The Cost of Raising Taxes
Can the spell of congressional spending be broken or even just slowed down?
During his first term, President Donald Trump signed the Tax Cuts and Jobs Act, which reduced tax rates across the board — not just for the wealthy — and allowed Americans to keep more of their hard-earned money.
In his address to a joint session of Congress this week, the president asked Congress to extend the TCJA, which is about to expire at the end of this year. “The next phase of our plan to deliver the greatest economy in history,” he said, “is for this Congress to pass tax cuts for everybody.”
If that law is allowed to expire, all the benefits enjoyed by individuals and businesses alike would disappear.

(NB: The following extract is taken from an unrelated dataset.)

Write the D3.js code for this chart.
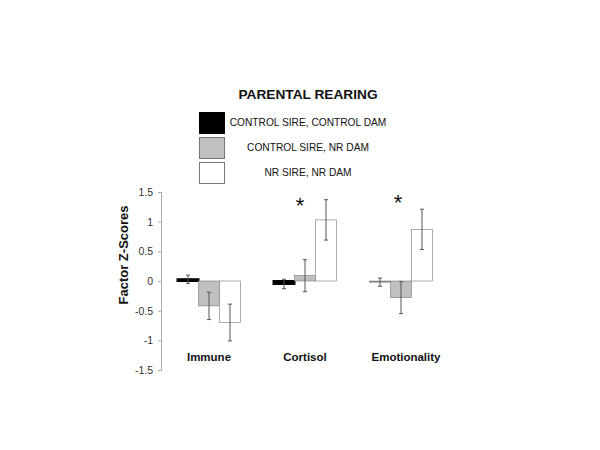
<!DOCTYPE html>
<html><head><meta charset="utf-8">
<script src="https://cdn.jsdelivr.net/npm/d3@7"></script>
<style>body{margin:0;background:#fff}svg{display:block}text{font-family:"Liberation Sans",Arial,sans-serif}</style>
</head><body><svg id="c" width="600" height="450"></svg>
<script>
const categories = ["Immune", "Cortisol", "Emotionality"];
const seriesNames = ["CONTROL SIRE, CONTROL DAM", "CONTROL SIRE, NR DAM", "NR SIRE, NR DAM"];
const seriesFill = ["#000000", "#c0c0c0", "#ffffff"];
const ctrlCtrl = [0.03, -0.05, -0.02];
const ctrlNr = [-0.42, 0.09, -0.28];
const nrNr = [-0.70, 1.03, 0.87];
const errCtrlCtrl = [0.07, 0.08, 0.07];
const errCtrlNr = [0.23, 0.27, 0.27];
const errNrNr = [0.31, 0.34, 0.34];
const yTicks = [1.5, 1, 0.5, 0, -0.5, -1, -1.5];
const yTickLabels = ["1.5", "1", "0.5", "0", "-0.5", "-1", "-1.5"];
const significant = [false, true, true];

const values = [ctrlCtrl, ctrlNr, nrNr];
const errs = [errCtrlCtrl, errCtrlNr, errNrNr];

const svg = d3.select("#c");
const y = d3.scaleLinear().domain([-1.5, 1.5]).range([370, 192]);
const x0 = d3.scaleBand().domain(categories).range([161, 449]).paddingInner(0.344).paddingOuter(0.172);
const x1 = d3.scaleBand().domain(d3.range(3)).range([0, x0.bandwidth()]);

// axis
const ax = svg.append("g").attr("transform", "translate(161,0)")
  .call(d3.axisLeft(y).tickValues(yTicks).tickSize(3).tickPadding(5).tickFormat((d, i) => yTickLabels[i]));
ax.select(".domain").attr("stroke", "#aaa");
ax.selectAll(".tick line").attr("stroke", "#aaa");
ax.selectAll(".tick text").attr("fill", "#333").style("font-size", "10.5px");

// bars
categories.forEach((c, i) => {
  const g = svg.append("g").attr("transform", `translate(${x0(c)},0)`);
  for (let s = 0; s < 3; s++) {
    const v = values[s][i];
    const yt = y(Math.max(0, v)), yb = y(Math.min(0, v));
    const thin = s === 0 && Math.abs(v) < 0.03;
    g.append("rect").attr("x", x1(s)).attr("y", yt).attr("width", x1.bandwidth())
      .attr("height", Math.max(0, yb - yt))
      .attr("fill", thin ? "#888" : seriesFill[s]).attr("stroke", s === 0 ? (thin ? "#888" : "#000") : "#777")
      .attr("stroke-width", s === 0 && !thin ? 2 : 0.6);
  }
  for (let s = 0; s < 3; s++) {
    const v = values[s][i], e = errs[s][i];
    const cx = x1(s) + x1.bandwidth() / 2;
    g.append("line").attr("x1", cx).attr("x2", cx).attr("y1", y(v + e)).attr("y2", y(v - e)).attr("stroke", "#555").attr("stroke-width", 1);
    [v + e, v - e].forEach(t => g.append("line").attr("x1", cx - 2).attr("x2", cx + 2).attr("y1", y(t)).attr("y2", y(t)).attr("stroke", "#555"));
  }
  svg.append("text").attr("x", x0(c) + x0.bandwidth() / 2 + (i === 2 ? 5 : 0)).attr("y", 361)
    .attr("text-anchor", "middle").style("font-size", "11.5px").style("font-weight", "bold").attr("fill", "#111").text(c);
  if (significant[i]) {
    svg.append("text").attr("x", x0(c) + x0.bandwidth() / 2 - 5 + (i === 2 ? 2 : 0)).attr("y", i === 1 ? 213 : 210)
      .attr("text-anchor", "middle").style("font-size", "22px").attr("fill", "#111").text("*");
  }
});

// y title
svg.append("text").attr("transform", "translate(128,255) rotate(-90)").attr("text-anchor", "middle")
  .style("font-size", "13px").style("font-weight", "bold").attr("fill", "#111").text("Factor Z-Scores");

// legend
svg.append("text").attr("x", 308).attr("y", 99).attr("text-anchor", "middle")
  .style("font-size", "13.7px").style("font-weight", "bold").attr("fill", "#111").text("PARENTAL REARING");
seriesNames.forEach((n, s) => {
  const yy = 112 + s * 25;
  svg.append("rect").attr("x", 199.5).attr("y", yy + 0.5).attr("width", 25).attr("height", 21)
    .attr("fill", seriesFill[s]).attr("stroke", s === 0 ? "#000" : "#777");
  svg.append("text").attr("x", 308).attr("y", yy + 13.5).attr("text-anchor", "middle")
    .style("font-size", "10.2px").attr("fill", "#111").text(n);
});
</script></body></html>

Even worse, Americans could face a significant tax hike when they’re already having trouble making ends meet thanks to years of inflation.
The TCJA “not only lowered taxes for Americans at every income level, it simplified taxpaying, and supported an economy that was struggling to finish the long climb out of the great recession,” the Cato Institute’s Adam Michel writes. “The law cut taxes for more than 80 percent of Americans and cut the tax bill for the lowest-income Americans the most.” He adds, “The tax cuts also boosted wages, investment, and economic growth by expanding full expensing for businesses and lowering the corporate tax rate.”
There’s never a downside to letting people keep more of their own money, especially since we have had a prodigal Congress for far too long. Our tax money is never enough to satiate their addiction. Income taxes only fund half of the federal budget, forcing spendthrifts on Capitol Hill to borrow money just to pay the interest on the debt.
It’s scandalous that they balk at the very mention of a tax cut when letting the TCJA expire would have such painful consequences on more than 80% of Americans who, especially now, need every dollar.
“If the expiring provisions lapse,” writes Preston Brashers at The Heritage Foundation, “Americans would face more than $4 trillion in net tax hikes over 10 years, according to government scorekeepers. Individuals would face higher tax rates and more complicated tax returns, and businesses would face tax rules that discourage investment.”
Democrats, the supposed “working-class party,” never seem concerned about what might happen to working-class Americans if their taxes increase or if inflation reduces the purchasing power of their dollars.
They assume our tax dollars belong to the government. As long as the money flows into Washington, they can keep spending and demanding more.
The media are up in arms over what the Republican plan might do to the federal deficit, but they’re silent when Democrats recklessly spend money to fund projects through USAID, let government agencies run amuck without any fiscal accountability, or seek billions more for Ukraine. But when Republicans want tax cuts to help all Americans, the media hypocritically cry foul.
Democrats constantly revert to their tired tirade: “The rich don’t pay their fair share.” That falsehood is how they dupe many into believing their “tax cuts for the rich” mantra. In reality, as a share of the tax base, wealthy Americans pay more taxes than everyone else combined. And in any case, taking all the billionaires’ money wouldn’t put a dent in the debt without the will to cut spending.
As Brian Reidl writes at The Wall Street Journal, “There are a few excessive tax loopholes and undertaxed corporations that lawmakers could address. It’s farcical, however, to suggest that the tax-the-rich pot of gold is large enough to rein in our deficits and finance new spending programs. Seizing every dollar of income earned over $500,000 wouldn’t balance the budget. Liquidating every dollar of billionaire wealth would fund the federal government for only nine months.”
That’s the reality Democrats and their Leftmedia mouthpieces want to hide from the American people. It’s Congress that’s hoarding our money and blowing it, not the rich.
Now, the challenge for Republicans is to extend the tax cuts as part of a broader plan to restore economic prosperity.
“Top Senate Republicans, including Majority Leader John Thune, are determined to make permanent tax cuts due to expire at the end of the year, through a parliamentary maneuver that bypasses Democratic opposition,” according to Reuters. “Because rules prohibit bills from expanding the deficit beyond a 10-year window, they intend to ignore a projected revenue loss of more than $4 trillion by claiming that tax policy would remain unaltered.”
On the other side of the Capitol, “Some House conservatives have expressed opposition to using the current policy baseline to negate the cost of the tax extension if their Senate counterparts don’t also include the steep spending cuts greenlit by the House budget,” Politico reports.
Moving forward, what seems complicated is very simple: The current level of federal debt is unsustainable and requires tough and immediate measures. It demands that Congress break its reckless spending habits lest it drive our country off the cliff. Fortunately, the Trump administration and congressional Republicans finally seem serious about tackling the problem rather than continuing to kick the can down the road.